Task to complete:
Pick out every line in the data below that holds "matplotlib".

---------- Source data

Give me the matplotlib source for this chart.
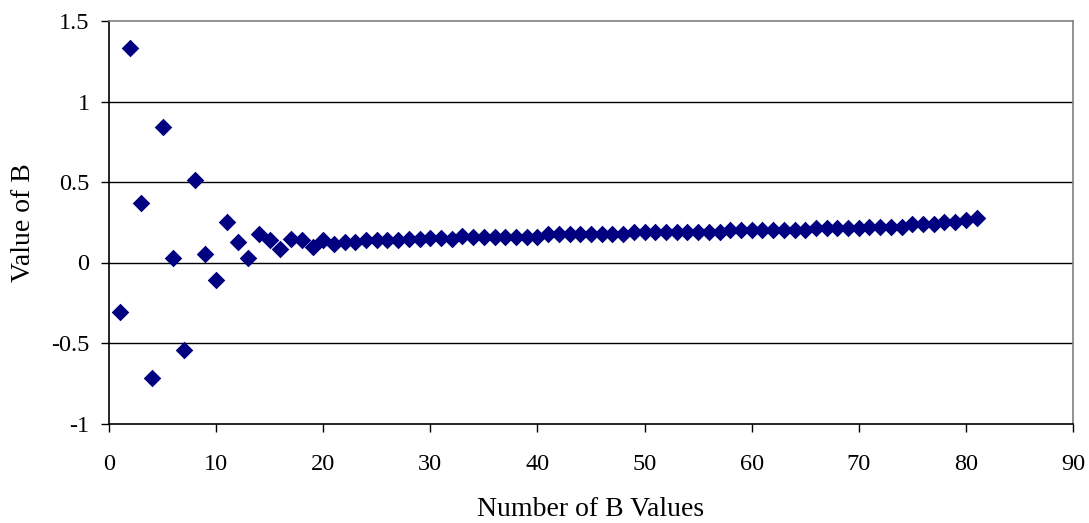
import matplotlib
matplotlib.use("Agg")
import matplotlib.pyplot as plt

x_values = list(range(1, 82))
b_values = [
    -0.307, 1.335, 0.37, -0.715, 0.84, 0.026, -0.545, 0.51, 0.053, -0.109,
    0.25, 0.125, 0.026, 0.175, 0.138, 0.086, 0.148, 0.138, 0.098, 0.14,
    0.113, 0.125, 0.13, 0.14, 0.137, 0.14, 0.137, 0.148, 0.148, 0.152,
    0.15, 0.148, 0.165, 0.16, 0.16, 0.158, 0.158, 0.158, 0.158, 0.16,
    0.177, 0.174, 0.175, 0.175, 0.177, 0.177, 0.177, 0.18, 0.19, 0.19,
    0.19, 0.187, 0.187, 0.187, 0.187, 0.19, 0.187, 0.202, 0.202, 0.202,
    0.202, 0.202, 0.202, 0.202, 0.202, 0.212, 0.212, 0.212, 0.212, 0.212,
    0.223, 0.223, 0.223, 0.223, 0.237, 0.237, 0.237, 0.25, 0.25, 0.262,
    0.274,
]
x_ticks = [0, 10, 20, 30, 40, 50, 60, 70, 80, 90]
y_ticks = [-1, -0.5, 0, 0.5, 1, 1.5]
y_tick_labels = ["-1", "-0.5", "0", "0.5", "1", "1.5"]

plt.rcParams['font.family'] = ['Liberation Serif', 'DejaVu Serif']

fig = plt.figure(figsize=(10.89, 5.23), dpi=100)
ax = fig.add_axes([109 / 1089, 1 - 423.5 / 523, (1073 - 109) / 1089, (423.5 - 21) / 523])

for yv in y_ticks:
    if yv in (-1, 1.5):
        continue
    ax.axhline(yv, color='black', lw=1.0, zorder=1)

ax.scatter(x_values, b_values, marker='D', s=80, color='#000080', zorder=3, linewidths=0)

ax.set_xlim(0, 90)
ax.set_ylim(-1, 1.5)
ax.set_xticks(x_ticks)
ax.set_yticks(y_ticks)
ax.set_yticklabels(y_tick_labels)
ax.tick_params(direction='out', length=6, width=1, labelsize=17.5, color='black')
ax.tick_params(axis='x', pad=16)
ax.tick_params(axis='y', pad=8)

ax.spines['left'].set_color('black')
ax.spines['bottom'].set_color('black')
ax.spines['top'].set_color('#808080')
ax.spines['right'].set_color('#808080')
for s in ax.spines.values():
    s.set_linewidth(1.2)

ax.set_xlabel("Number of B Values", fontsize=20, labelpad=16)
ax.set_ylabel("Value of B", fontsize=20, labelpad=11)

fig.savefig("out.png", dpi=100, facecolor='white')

--------------------

Task solution:
Give me the matplotlib source for this chart.
import matplotlib
matplotlib.use("Agg")
import matplotlib.pyplot as plt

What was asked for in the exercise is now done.